Each half of the administrative class has its own populist, classist "political philosophy". Each side's political philosophy is steeped in a national myth that is at best incomplete. These are persuasive stories, meant to capture loyalty and muster the people. But, they are inspired by the same level of thought that goes into successful ad campaigns for potato chips. No wonder the country is approaching ungovernable. How much does one actually expect to see from the Senate before early 2013? And, what more can we expect then but the next marketing campaign?
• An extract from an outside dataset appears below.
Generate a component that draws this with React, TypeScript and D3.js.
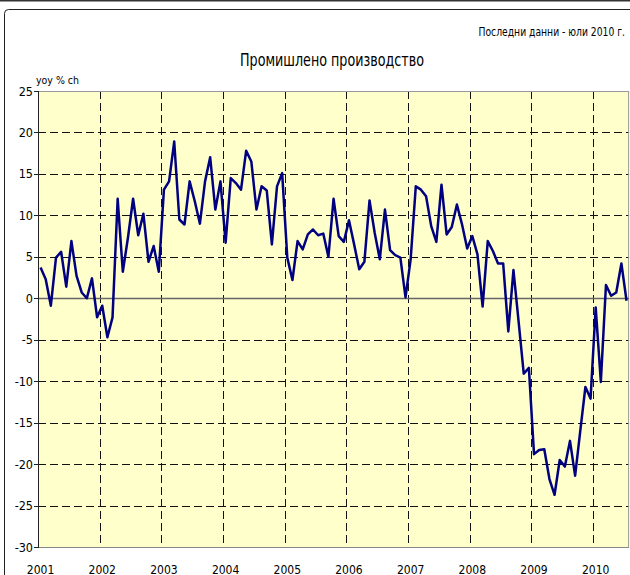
import React from 'react';
import * as d3 from 'd3';

const years = ['2001', '2002', '2003', '2004', '2005', '2006', '2007', '2008', '2009', '2010'];
const v2001 = [3.7, 2.3, -0.9, 4.9, 5.6, 1.4, 6.9, 2.7, 0.7, 0.0, 2.4, -2.3];
const v2002 = [-0.9, -4.7, -2.3, 12.0, 3.2, 7.3, 12.0, 7.6, 10.2, 4.4, 6.3, 3.2];
const v2003 = [13.1, 14.1, 18.9, 9.5, 8.9, 14.1, 11.7, 9.0, 14.1, 17.0, 10.7, 14.1];
const v2004 = [6.7, 14.5, 13.9, 13.1, 17.8, 16.5, 10.7, 13.5, 13.0, 6.5, 13.5, 15.1];
const v2005 = [4.9, 2.2, 6.9, 5.9, 7.7, 8.3, 7.6, 7.8, 5.0, 12.0, 7.5, 6.8];
const v2006 = [9.4, 6.5, 3.5, 4.4, 11.8, 7.9, 4.7, 10.7, 5.8, 5.2, 4.9, 0.1];
const v2007 = [4.7, 13.5, 13.1, 12.3, 8.7, 6.8, 13.7, 7.7, 8.6, 11.3, 8.9, 6.0];
const v2008 = [7.5, 5.3, -1.0, 6.9, 5.7, 4.2, 4.2, -4.0, 3.4, -2.8, -9.1, -8.4];
const v2009 = [-18.8, -18.3, -18.2, -21.8, -23.7, -19.5, -20.3, -17.2, -21.4, -16.0, -10.7, -12.1];
const v2010 = [-1.1, -10.1, 1.6, 0.3, 0.7, 4.2, -0.3];
const yTicks = [25, 20, 15, 10, 5, 0, -5, -10, -15, -20, -25, -30];

const title = 'Промишлено производство';
const subtitle = 'Последни данни - юли 2010 г.';
const unitLabel = 'yoy % ch';

const values = [...v2001, ...v2002, ...v2003, ...v2004, ...v2005, ...v2006, ...v2007, ...v2008, ...v2009, ...v2010];

const W = 630;
const H = 575;
const L = 38;
const R = 629.1;
const T = 91;
const B = 547;
const FONT = "'Liberation Sans Narrow', 'DejaVu Sans Condensed', 'Arial Narrow', sans-serif";

export default function App() {
  const idx = values.map((_, i) => i);
  const x = d3.scaleBand<number>().domain(idx).range([L, R]).padding(0);
  const bw = x.bandwidth();
  const cx = (i: number) => (x(i) as number) + bw / 2;
  const y = d3.scaleLinear().domain([-30, 25]).range([B, T]);
  const line = d3.line<number>().x((_, i) => cx(i)).y((d) => y(d));

  const yearBoundaries = years.slice(1).map((_, k) => x((k + 1) * 12) as number);

  return (
    <svg width={W} height={H} style={{ position: 'absolute', left: 0, top: 0, background: '#fff' }}>
      <line x1={0} x2={W} y1={0.75} y2={0.75} stroke="#333" strokeWidth={1.5} />
      <rect x={4.5} y={9.5} width={700} height={700} rx={4} fill="#fff" stroke="#222" strokeWidth={1} />
      <rect x={L} y={T} width={R - L} height={B - T} fill="#FFFFCC" />
      {yTicks.filter((t) => t !== 0 && t !== 25 && t !== -30).map((t) => (
        <line key={'h' + t} x1={L} x2={R} y1={Math.round(y(t)) + 0.5} y2={Math.round(y(t)) + 0.5} stroke="#111" strokeWidth={1} strokeDasharray="8,4" />
      ))}
      {yearBoundaries.map((bx, k) => (
        <line key={'v' + k} x1={Math.round(bx) + 0.5} x2={Math.round(bx) + 0.5} y1={T} y2={B} stroke="#111" strokeWidth={1} strokeDasharray="8,4" />
      ))}
      <line x1={L} x2={R} y1={T + 0.5} y2={T + 0.5} stroke="#999" strokeWidth={1} />
      <line x1={R - 0.5} x2={R - 0.5} y1={T} y2={B} stroke="#999" strokeWidth={1} />
      <line x1={L} x2={R} y1={B + 0.5} y2={B + 0.5} stroke="#888" strokeWidth={1} />
      <line x1={L} x2={R} y1={Math.round(y(0)) + 0.5} y2={Math.round(y(0)) + 0.5} stroke="#666" strokeWidth={1.5} />
      <line x1={L + 0.5} x2={L + 0.5} y1={T} y2={B + 1} stroke="#222" strokeWidth={1} />
      {yTicks.map((t) => (
        <g key={'t' + t}>
          <line x1={L - 4} x2={L} y1={Math.round(y(t)) + 0.5} y2={Math.round(y(t)) + 0.5} stroke="#222" strokeWidth={1} />
          <text x={33} y={y(t) + 4.5} textAnchor="end" fontFamily={FONT} fontSize={12.5} fill="#000">{t}</text>
        </g>
      ))}
      <path d={line(values) || ''} fill="none" stroke="#000080" strokeWidth={2.5} strokeLinejoin="round" />
      {years.map((yr, k) => (
        <text key={yr} x={cx(k * 12)} y={573.5} textAnchor="middle" fontFamily={FONT} fontSize={12} fill="#000">{yr}</text>
      ))}
      <text x={36} y={84} fontFamily={FONT} fontSize={11} fill="#000" textLength={43} lengthAdjust="spacingAndGlyphs">{unitLabel}</text>
      <text x={332} y={66} textAnchor="middle" fontFamily={FONT} fontSize={17} fill="#000" textLength={184} lengthAdjust="spacingAndGlyphs">{title}</text>
      <g transform="translate(625,36) scale(0.82,1)">
        <text x={0} y={0} textAnchor="end" fontFamily={FONT} fontSize={12.5} fill="#000">{subtitle}</text>
      </g>
    </svg>
  );
}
James Surowiecki noted recently in the New Yorker "The Populism Problem". He got it half right. To him the present political impasse results from a contradiction:
But even here populist sentiment is at odds with itself. People want the government to help provide jobs, but they also want it to cut the deficit. Of course, one can worry about rising long-term debt and still think that, right now, more deficit spending is crucial to the nascent recovery. But angry voters aren’t that nuanced in their thinking: they want the government to tighten its belt and fight unemployment at the same time. Not that they believe that the government’s efforts will do any good...The American people are not just "mad as hell" at two aspects of the country's economic situation. The problem is that the political powers that be, on both sides of the aisle, are following the same economic/political plan -- with at best a nuanced set of small differences -- while attacking the other side of the aisle. That small set of differences unique to each party and the rhetoric used to attack the other party coincide. Republicans say that Democrats "tax and spend". Democrats accuse the Republicans of supporting the rich. Republicans cut taxes and spend. Democrats expand social programs an iota and spend. The partisan on each side finds solace in the half-measure of his or her party that justifies the interpretation that he or she wants.
And every change, no matter how insignificant or timid, is called a revolution.
George W. Bush expanded entitlement programs and created huge deficits. Barack Obama appointed a cadre from Wall Street to oversee the government's response to Wall Street's crisis.